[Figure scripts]
[Begin]

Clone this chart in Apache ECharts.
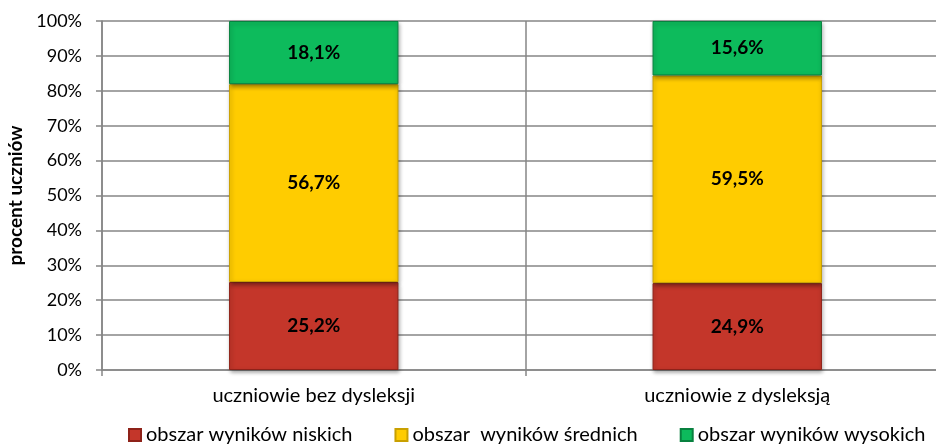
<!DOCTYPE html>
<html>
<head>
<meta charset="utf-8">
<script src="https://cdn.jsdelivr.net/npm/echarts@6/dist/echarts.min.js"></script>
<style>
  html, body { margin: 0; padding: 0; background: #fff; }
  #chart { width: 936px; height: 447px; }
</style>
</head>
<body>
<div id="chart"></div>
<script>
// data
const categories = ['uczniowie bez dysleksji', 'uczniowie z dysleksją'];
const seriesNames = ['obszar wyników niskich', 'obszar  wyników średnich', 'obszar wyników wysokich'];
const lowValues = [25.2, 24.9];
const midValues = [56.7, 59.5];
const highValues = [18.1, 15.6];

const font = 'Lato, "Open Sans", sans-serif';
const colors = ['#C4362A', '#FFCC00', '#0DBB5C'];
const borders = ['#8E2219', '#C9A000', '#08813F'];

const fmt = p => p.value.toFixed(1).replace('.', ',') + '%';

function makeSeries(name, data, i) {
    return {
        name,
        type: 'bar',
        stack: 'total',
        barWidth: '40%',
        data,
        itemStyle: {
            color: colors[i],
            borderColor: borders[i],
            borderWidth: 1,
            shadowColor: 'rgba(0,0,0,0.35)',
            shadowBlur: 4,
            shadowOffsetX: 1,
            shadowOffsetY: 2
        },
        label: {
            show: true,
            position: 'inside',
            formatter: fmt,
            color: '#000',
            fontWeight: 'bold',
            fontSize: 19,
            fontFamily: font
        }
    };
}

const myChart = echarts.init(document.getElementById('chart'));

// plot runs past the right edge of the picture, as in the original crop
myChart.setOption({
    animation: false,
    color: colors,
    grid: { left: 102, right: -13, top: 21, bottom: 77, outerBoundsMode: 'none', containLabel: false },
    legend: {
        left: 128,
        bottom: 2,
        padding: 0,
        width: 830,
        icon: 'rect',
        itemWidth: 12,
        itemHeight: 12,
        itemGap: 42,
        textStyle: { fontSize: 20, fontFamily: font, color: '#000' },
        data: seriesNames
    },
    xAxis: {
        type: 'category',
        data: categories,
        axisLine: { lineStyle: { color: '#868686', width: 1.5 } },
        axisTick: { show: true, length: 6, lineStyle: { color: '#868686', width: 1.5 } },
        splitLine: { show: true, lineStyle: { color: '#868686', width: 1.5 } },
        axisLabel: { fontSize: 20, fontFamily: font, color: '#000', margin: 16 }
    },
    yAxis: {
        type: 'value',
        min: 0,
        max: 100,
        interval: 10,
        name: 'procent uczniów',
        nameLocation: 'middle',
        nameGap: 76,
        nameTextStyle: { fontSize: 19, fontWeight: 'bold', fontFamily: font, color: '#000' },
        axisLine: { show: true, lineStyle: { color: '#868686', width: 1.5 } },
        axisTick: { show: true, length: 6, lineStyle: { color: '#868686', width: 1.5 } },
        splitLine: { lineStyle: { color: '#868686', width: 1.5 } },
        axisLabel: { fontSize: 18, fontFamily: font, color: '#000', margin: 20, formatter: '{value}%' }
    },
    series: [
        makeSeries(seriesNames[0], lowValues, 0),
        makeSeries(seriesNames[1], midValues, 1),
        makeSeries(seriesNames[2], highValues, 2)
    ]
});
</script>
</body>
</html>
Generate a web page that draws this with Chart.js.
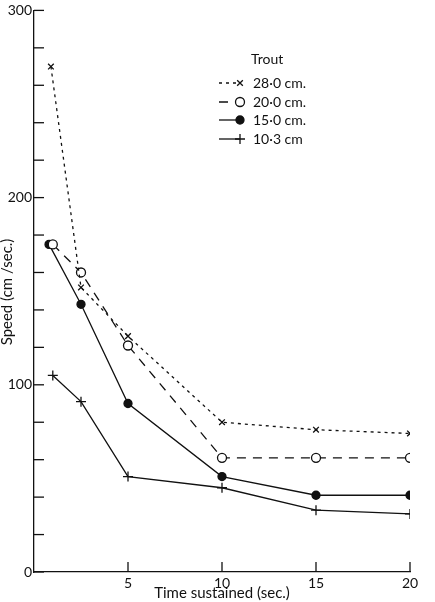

[End]

* [Task directions] Scan the listing above and identify each line holding the string "this"; copy every such line.

* [Exercise result]
Clone this chart in Apache ECharts.
Generate a web page that draws this with Chart.js.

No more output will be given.